Windmill 是一个工作流调度平台,由多个 Docker 容器组成:server(API 服务)、worker(任务执行)、worker_gpu(GPU 任务)。这些容器的日志里包含各种运行错误——
- API Token 权限不足
- S3 存储配置丢失
- Worker 执行异常
它们不会体现在 Prometheus 指标上,只有查看容器日志才能发现。需要一套日志级的告警来及时发现。
日志格式分析 链接到标题
Windmill 的日志是结构化 JSON 格式,每条日志包含 level、msg、timestamp 等字段:
{"level":"ERROR","msg":"Permission denied.
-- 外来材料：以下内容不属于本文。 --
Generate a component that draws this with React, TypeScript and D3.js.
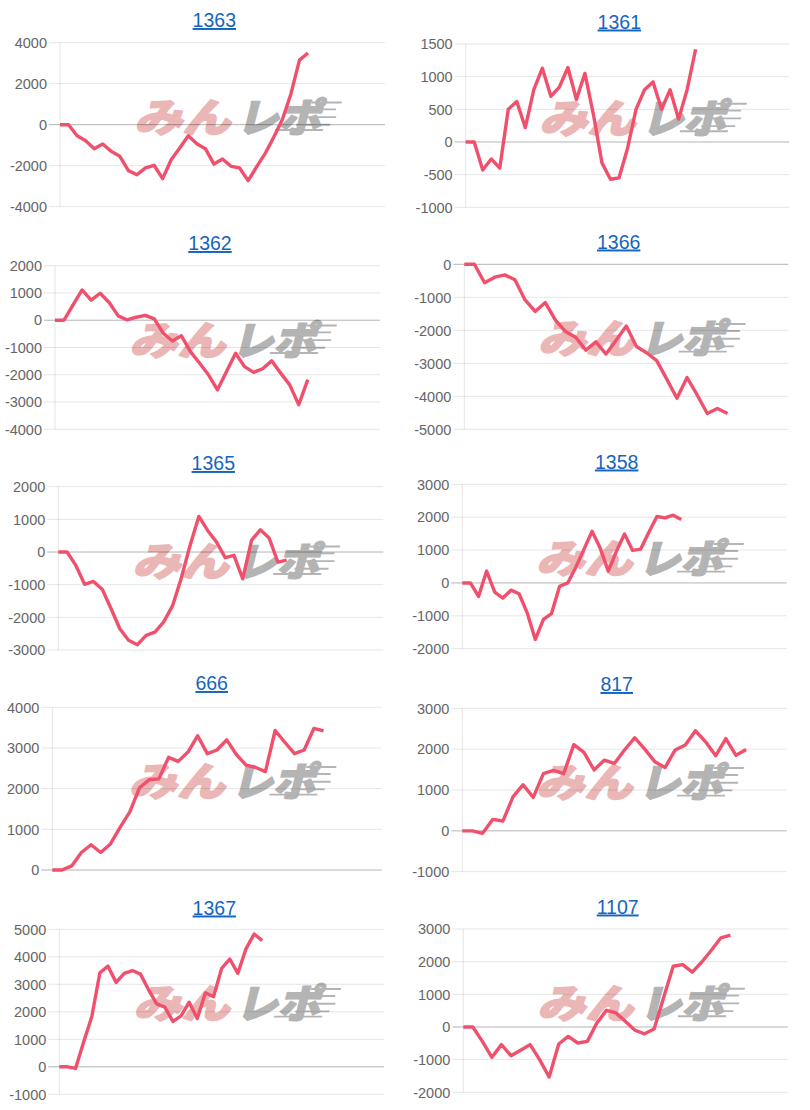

Required scope: jobs:run:flows","timestamp":"..."}
{"level":"ERROR","msg":"Storage _default_ not found at the workspace level","timestamp":"..."}
JSON 格式的优势在于:Loki 可以直接通过 | json 解析出字段,然后用字段值做精确过滤,比纯文本正则匹配更稳定可靠。
常见的 Windmill ERROR 类型:
| 错误类型 | 含义 | 严重度 |
|---|---|---|
Permission denied |
API Token scope 不足 | warning |
Storage not found |
S3 存储配置丢失 | critical |
unshare isolation |
容器隔离配置缺失(无害) | 可忽略 |
Worker ERROR |
任务执行异常 | warning |
整体架构 链接到标题
server / worker
worker_gpu"] --> B["Alloy
loki.source.docker"] B --> C["Loki
日志存储 + Ruler"] C --> D["Alertmanager
告警去重/路由"] D --> E["alert-transformer
格式化"] E --> F["OpenClaw"] F --> G["飞书通知"] H["Prometheus
指标告警"] --> D
日志告警和已有的指标告警在 Alertmanager 汇合,走同一套通知链路到飞书。
Alloy 部署 链接到标题
对比 前一篇 的 CouchDB 部署,Alloy 的容器部署完全一致,只是 config.alloy 中的 relabel 规则和日志处理不同。
docker-compose.yaml 链接到标题
services:
alloy:
image: m.daocloud.io/docker.io/grafana/alloy:v1.14.1
container_name: alloy
restart: unless-stopped
ports:
- 12345:12345
volumes:
- ./config.alloy:/etc/alloy/config.alloy:ro
- /var/run/docker.sock:/var/run/docker.sock
command:
- run
- --server.http.listen-addr=0.0.0.0:12345
- --storage.path=/var/lib/alloy/data
- /etc/alloy/config.alloy
config.alloy 链接到标题
// 发现 Docker 容器
discovery.docker "local" {
host = "unix:///var/run/docker.sock"
refresh_interval = "5s"
}
// 给各容器打标签 + 跳过无关容器
discovery.relabel "local" {
targets = discovery.docker.local.targets
// server
rule {
source_labels = ["__meta_docker_container_name"]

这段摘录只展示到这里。